Set problem
All the data below goes into the copy word for word, but the pictures don't.

Dataset content
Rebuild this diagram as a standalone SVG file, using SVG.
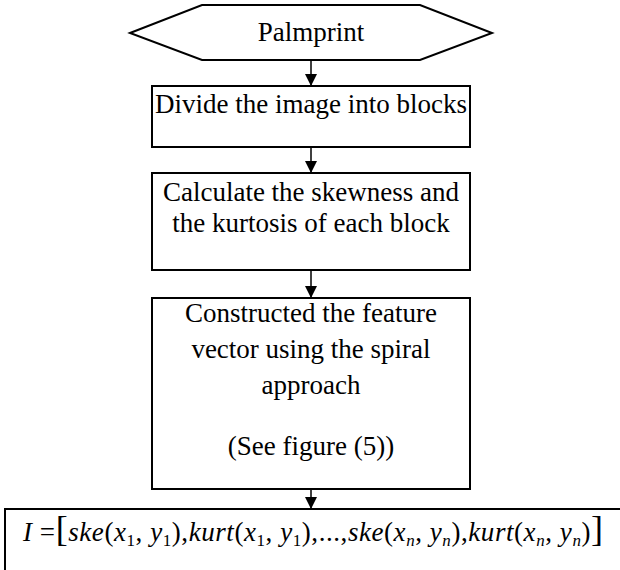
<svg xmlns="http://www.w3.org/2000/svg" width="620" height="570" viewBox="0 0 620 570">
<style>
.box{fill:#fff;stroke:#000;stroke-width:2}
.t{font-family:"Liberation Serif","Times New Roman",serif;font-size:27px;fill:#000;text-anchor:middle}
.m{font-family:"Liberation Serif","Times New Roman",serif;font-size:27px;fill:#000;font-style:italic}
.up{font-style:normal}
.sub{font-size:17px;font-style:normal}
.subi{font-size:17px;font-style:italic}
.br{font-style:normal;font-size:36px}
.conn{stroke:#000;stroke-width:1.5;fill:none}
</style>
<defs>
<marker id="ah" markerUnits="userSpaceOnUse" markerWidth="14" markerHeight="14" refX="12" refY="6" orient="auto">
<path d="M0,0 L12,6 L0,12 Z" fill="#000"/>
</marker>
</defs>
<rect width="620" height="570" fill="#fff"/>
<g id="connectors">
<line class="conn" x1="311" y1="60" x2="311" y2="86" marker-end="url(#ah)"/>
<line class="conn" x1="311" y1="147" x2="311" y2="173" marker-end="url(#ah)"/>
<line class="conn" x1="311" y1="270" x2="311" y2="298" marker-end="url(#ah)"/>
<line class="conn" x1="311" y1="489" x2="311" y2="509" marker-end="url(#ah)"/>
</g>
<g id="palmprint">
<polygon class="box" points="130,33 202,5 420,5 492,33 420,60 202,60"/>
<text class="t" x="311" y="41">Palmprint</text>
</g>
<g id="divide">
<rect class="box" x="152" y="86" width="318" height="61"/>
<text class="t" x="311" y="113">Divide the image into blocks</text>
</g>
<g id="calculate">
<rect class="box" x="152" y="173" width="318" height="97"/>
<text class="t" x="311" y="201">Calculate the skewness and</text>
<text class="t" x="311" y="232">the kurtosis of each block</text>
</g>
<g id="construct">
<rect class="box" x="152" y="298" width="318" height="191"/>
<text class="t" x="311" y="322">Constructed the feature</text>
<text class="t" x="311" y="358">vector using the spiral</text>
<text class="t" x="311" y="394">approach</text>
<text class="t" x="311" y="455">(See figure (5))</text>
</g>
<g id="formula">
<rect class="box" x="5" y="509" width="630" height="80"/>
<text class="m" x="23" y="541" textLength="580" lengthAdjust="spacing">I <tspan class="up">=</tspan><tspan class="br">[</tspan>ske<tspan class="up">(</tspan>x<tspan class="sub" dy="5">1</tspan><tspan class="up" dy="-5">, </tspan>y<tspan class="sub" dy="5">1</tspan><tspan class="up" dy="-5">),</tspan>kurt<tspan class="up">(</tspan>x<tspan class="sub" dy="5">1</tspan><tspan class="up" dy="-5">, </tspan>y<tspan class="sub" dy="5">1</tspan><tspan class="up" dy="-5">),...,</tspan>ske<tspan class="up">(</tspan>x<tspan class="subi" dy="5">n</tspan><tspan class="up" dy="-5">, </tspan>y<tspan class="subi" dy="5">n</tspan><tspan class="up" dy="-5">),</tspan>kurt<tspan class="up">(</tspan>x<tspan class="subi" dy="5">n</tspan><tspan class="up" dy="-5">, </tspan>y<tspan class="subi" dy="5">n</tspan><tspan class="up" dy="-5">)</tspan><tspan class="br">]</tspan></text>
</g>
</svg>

Solution to the problem
Rebuild this diagram as a standalone SVG file, using SVG.
<svg xmlns="http://www.w3.org/2000/svg" width="620" height="570" viewBox="0 0 620 570">
<style>
.box{fill:#fff;stroke:#000;stroke-width:2}
.t{font-family:"Liberation Serif","Times New Roman",serif;font-size:27px;fill:#000;text-anchor:middle}
.m{font-family:"Liberation Serif","Times New Roman",serif;font-size:27px;fill:#000;font-style:italic}
.up{font-style:normal}
.sub{font-size:17px;font-style:normal}
.subi{font-size:17px;font-style:italic}
.br{font-style:normal;font-size:36px}
.conn{stroke:#000;stroke-width:1.5;fill:none}
</style>
<defs>
<marker id="ah" markerUnits="userSpaceOnUse" markerWidth="14" markerHeight="14" refX="12" refY="6" orient="auto">
<path d="M0,0 L12,6 L0,12 Z" fill="#000"/>
</marker>
</defs>
<rect width="620" height="570" fill="#fff"/>
<g id="connectors">
<line class="conn" x1="311" y1="60" x2="311" y2="86" marker-end="url(#ah)"/>
<line class="conn" x1="311" y1="147" x2="311" y2="173" marker-end="url(#ah)"/>
<line class="conn" x1="311" y1="270" x2="311" y2="298" marker-end="url(#ah)"/>
<line class="conn" x1="311" y1="489" x2="311" y2="509" marker-end="url(#ah)"/>
</g>
<g id="palmprint">
<polygon class="box" points="130,33 202,5 420,5 492,33 420,60 202,60"/>
<text class="t" x="311" y="41">Palmprint</text>
</g>
<g id="divide">
<rect class="box" x="152" y="86" width="318" height="61"/>
<text class="t" x="311" y="113">Divide the image into blocks</text>
</g>
<g id="calculate">
<rect class="box" x="152" y="173" width="318" height="97"/>
<text class="t" x="311" y="201">Calculate the skewness and</text>
<text class="t" x="311" y="232">the kurtosis of each block</text>
</g>
<g id="construct">
<rect class="box" x="152" y="298" width="318" height="191"/>
<text class="t" x="311" y="322">Constructed the feature</text>
<text class="t" x="311" y="358">vector using the spiral</text>
<text class="t" x="311" y="394">approach</text>
<text class="t" x="311" y="455">(See figure (5))</text>
</g>
<g id="formula">
<rect class="box" x="5" y="509" width="630" height="80"/>
<text class="m" x="23" y="541" textLength="580" lengthAdjust="spacing">I <tspan class="up">=</tspan><tspan class="br">[</tspan>ske<tspan class="up">(</tspan>x<tspan class="sub" dy="5">1</tspan><tspan class="up" dy="-5">, </tspan>y<tspan class="sub" dy="5">1</tspan><tspan class="up" dy="-5">),</tspan>kurt<tspan class="up">(</tspan>x<tspan class="sub" dy="5">1</tspan><tspan class="up" dy="-5">, </tspan>y<tspan class="sub" dy="5">1</tspan><tspan class="up" dy="-5">),...,</tspan>ske<tspan class="up">(</tspan>x<tspan class="subi" dy="5">n</tspan><tspan class="up" dy="-5">, </tspan>y<tspan class="subi" dy="5">n</tspan><tspan class="up" dy="-5">),</tspan>kurt<tspan class="up">(</tspan>x<tspan class="subi" dy="5">n</tspan><tspan class="up" dy="-5">, </tspan>y<tspan class="subi" dy="5">n</tspan><tspan class="up" dy="-5">)</tspan><tspan class="br">]</tspan></text>
</g>
</svg>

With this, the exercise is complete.